GIVEN EXERCISE -> Up to and including the line with "narrow = ['Liberation", write out the listing from its first line, minus the pictures.

• • • • • • •

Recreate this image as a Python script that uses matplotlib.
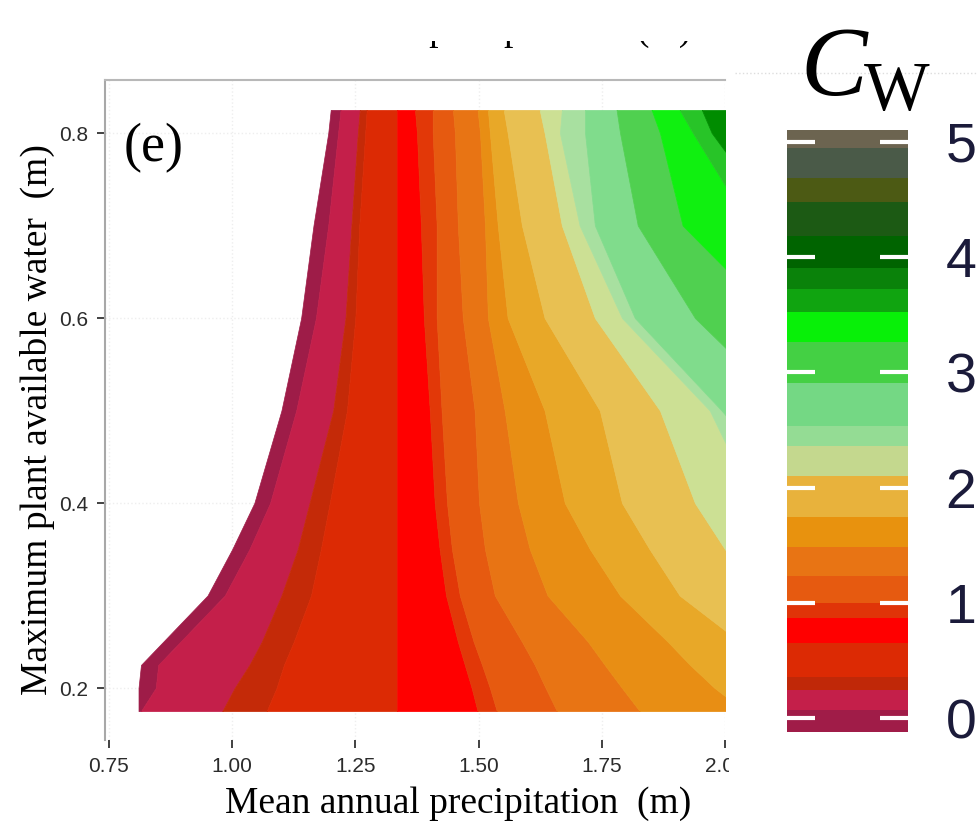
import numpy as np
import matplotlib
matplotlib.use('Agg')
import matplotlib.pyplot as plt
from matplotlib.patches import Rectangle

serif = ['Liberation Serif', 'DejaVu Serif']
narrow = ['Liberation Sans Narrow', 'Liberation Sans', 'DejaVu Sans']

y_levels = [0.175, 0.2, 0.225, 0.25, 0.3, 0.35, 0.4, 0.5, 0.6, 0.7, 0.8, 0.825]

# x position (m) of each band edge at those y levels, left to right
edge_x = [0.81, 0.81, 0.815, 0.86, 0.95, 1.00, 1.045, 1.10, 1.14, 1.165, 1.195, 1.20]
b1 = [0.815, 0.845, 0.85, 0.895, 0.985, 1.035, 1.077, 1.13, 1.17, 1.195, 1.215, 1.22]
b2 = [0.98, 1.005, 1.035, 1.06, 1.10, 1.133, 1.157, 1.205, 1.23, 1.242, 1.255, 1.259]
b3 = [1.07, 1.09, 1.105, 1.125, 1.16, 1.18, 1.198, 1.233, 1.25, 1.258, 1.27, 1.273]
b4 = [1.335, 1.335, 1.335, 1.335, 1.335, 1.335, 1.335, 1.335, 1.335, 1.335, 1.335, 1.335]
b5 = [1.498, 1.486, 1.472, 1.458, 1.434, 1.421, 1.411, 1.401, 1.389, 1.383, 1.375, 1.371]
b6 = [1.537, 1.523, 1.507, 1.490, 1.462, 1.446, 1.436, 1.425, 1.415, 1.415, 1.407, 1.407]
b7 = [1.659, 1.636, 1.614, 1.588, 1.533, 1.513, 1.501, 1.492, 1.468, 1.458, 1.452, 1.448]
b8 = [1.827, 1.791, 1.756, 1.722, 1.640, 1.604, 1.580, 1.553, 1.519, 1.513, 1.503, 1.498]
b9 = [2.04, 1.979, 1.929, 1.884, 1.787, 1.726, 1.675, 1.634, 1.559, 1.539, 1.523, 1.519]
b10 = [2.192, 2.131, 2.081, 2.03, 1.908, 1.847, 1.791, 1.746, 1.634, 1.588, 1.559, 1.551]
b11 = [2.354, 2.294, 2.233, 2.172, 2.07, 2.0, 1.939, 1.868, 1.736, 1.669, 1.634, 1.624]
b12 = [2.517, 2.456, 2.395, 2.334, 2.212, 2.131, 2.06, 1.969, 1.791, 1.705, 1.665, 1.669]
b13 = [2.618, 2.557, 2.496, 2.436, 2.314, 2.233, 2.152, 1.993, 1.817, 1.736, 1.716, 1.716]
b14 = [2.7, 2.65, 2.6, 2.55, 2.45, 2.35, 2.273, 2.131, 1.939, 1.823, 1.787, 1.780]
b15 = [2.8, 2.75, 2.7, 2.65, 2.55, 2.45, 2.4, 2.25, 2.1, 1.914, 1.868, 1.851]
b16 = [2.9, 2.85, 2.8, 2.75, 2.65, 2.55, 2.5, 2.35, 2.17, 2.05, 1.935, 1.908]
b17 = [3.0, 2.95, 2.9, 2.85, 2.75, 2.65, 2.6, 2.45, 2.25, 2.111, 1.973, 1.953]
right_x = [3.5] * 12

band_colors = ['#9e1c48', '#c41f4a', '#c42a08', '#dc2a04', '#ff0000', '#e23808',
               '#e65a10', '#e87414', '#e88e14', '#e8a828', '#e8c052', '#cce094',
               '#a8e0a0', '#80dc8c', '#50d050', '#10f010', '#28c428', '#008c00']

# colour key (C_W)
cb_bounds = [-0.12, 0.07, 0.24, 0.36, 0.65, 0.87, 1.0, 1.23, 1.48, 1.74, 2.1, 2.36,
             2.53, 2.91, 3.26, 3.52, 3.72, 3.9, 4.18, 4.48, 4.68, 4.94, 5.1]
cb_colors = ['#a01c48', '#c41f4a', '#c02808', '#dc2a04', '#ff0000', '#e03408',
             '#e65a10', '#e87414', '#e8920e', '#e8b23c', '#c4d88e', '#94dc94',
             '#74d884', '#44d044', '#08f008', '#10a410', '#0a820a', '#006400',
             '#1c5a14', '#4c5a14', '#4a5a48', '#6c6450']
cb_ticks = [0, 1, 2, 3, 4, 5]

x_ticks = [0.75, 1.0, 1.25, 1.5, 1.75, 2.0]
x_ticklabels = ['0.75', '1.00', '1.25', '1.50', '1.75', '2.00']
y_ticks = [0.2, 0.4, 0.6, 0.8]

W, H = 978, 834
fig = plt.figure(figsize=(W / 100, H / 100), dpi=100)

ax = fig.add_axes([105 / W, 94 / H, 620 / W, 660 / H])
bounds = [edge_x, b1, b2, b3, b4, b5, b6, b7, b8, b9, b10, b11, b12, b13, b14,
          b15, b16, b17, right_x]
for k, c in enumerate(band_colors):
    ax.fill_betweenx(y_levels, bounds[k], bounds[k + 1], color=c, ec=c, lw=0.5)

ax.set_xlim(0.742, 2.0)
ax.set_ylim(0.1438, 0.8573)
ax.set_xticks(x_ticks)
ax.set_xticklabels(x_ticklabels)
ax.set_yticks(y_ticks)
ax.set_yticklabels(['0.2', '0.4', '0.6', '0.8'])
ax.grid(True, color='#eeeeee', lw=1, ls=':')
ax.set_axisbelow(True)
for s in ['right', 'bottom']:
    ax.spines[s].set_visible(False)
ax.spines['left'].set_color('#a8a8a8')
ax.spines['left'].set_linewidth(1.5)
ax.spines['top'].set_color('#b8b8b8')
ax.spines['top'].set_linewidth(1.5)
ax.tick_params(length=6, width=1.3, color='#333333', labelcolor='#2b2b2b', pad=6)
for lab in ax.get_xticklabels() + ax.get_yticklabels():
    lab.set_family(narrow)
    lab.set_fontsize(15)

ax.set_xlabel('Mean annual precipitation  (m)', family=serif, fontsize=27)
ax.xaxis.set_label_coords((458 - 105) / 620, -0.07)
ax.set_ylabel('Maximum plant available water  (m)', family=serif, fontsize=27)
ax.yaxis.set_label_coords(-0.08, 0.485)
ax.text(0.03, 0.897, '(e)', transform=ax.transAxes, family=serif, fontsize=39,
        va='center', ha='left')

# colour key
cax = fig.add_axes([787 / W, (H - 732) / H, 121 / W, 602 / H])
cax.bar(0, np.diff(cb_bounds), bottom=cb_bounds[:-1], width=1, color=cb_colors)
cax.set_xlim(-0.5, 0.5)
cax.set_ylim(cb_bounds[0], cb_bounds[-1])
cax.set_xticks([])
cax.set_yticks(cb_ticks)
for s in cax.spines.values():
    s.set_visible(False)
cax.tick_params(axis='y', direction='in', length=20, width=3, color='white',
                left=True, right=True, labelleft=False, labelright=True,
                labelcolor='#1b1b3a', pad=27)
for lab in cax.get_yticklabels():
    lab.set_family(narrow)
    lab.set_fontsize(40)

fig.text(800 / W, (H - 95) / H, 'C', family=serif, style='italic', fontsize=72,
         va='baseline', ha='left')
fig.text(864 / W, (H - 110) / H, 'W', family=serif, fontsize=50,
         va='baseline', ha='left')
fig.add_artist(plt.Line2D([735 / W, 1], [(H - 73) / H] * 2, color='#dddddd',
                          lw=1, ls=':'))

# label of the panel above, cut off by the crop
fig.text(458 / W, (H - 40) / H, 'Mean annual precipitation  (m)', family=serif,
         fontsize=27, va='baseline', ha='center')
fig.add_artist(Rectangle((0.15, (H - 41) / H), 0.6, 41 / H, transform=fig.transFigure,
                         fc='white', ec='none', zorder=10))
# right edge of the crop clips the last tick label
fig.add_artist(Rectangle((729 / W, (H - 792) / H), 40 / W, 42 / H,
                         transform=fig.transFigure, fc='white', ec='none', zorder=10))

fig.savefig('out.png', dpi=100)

• • • • • • •

EXERCISE ANSWER ->
Recreate this image as a Python script that uses matplotlib.
import numpy as np
import matplotlib
matplotlib.use('Agg')
import matplotlib.pyplot as plt
from matplotlib.patches import Rectangle

serif = ['Liberation Serif', 'DejaVu Serif']
narrow = ['Liberation Sans Narrow', 'Liberation Sans', 'DejaVu Sans']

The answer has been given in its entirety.